→ Information supplied
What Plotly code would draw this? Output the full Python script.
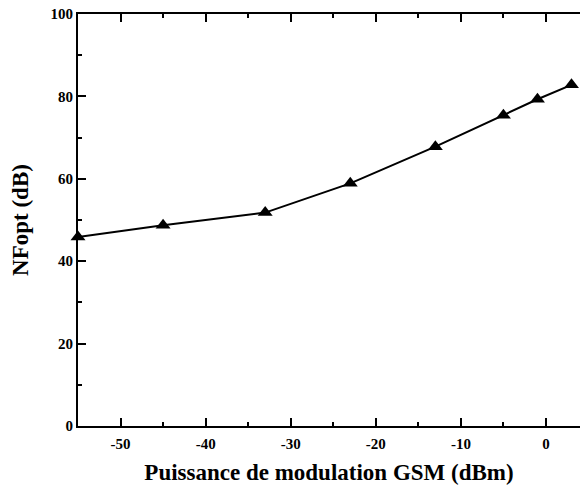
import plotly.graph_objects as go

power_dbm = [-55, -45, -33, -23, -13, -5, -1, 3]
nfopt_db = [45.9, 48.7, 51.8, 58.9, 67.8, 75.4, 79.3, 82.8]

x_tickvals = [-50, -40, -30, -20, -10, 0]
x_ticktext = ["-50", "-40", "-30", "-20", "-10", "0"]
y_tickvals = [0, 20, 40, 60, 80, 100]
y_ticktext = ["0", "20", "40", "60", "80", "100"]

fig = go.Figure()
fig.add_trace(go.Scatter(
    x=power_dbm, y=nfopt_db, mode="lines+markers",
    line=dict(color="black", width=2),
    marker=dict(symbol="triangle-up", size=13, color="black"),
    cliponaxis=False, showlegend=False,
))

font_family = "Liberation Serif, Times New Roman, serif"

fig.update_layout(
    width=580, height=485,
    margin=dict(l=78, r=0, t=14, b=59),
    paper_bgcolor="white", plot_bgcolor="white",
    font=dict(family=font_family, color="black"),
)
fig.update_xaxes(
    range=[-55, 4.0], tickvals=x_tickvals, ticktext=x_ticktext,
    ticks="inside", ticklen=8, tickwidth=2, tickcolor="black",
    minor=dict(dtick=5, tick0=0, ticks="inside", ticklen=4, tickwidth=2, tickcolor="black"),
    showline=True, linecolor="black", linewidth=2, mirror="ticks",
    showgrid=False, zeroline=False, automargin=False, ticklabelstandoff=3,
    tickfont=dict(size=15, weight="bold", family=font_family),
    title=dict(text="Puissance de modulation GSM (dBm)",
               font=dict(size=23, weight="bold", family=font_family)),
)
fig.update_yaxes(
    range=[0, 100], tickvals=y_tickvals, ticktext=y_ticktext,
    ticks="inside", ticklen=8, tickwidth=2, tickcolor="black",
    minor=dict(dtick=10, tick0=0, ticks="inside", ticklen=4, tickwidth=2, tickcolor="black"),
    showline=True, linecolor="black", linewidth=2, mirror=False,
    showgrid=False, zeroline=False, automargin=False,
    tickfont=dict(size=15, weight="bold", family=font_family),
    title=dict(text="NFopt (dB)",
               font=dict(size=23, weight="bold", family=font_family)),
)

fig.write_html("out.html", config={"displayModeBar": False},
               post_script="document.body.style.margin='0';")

→ Given task
Please extract exactly the lines of the data, from the first through the line containing "Serif, Times New", and add no pictures to the copy.

→ Problem solution
What Plotly code would draw this? Output the full Python script.
import plotly.graph_objects as go

power_dbm = [-55, -45, -33, -23, -13, -5, -1, 3]
nfopt_db = [45.9, 48.7, 51.8, 58.9, 67.8, 75.4, 79.3, 82.8]

x_tickvals = [-50, -40, -30, -20, -10, 0]
x_ticktext = ["-50", "-40", "-30", "-20", "-10", "0"]
y_tickvals = [0, 20, 40, 60, 80, 100]
y_ticktext = ["0", "20", "40", "60", "80", "100"]

fig = go.Figure()
fig.add_trace(go.Scatter(
    x=power_dbm, y=nfopt_db, mode="lines+markers",
    line=dict(color="black", width=2),
    marker=dict(symbol="triangle-up", size=13, color="black"),
    cliponaxis=False, showlegend=False,
))

font_family = "Liberation Serif, Times New Roman, serif"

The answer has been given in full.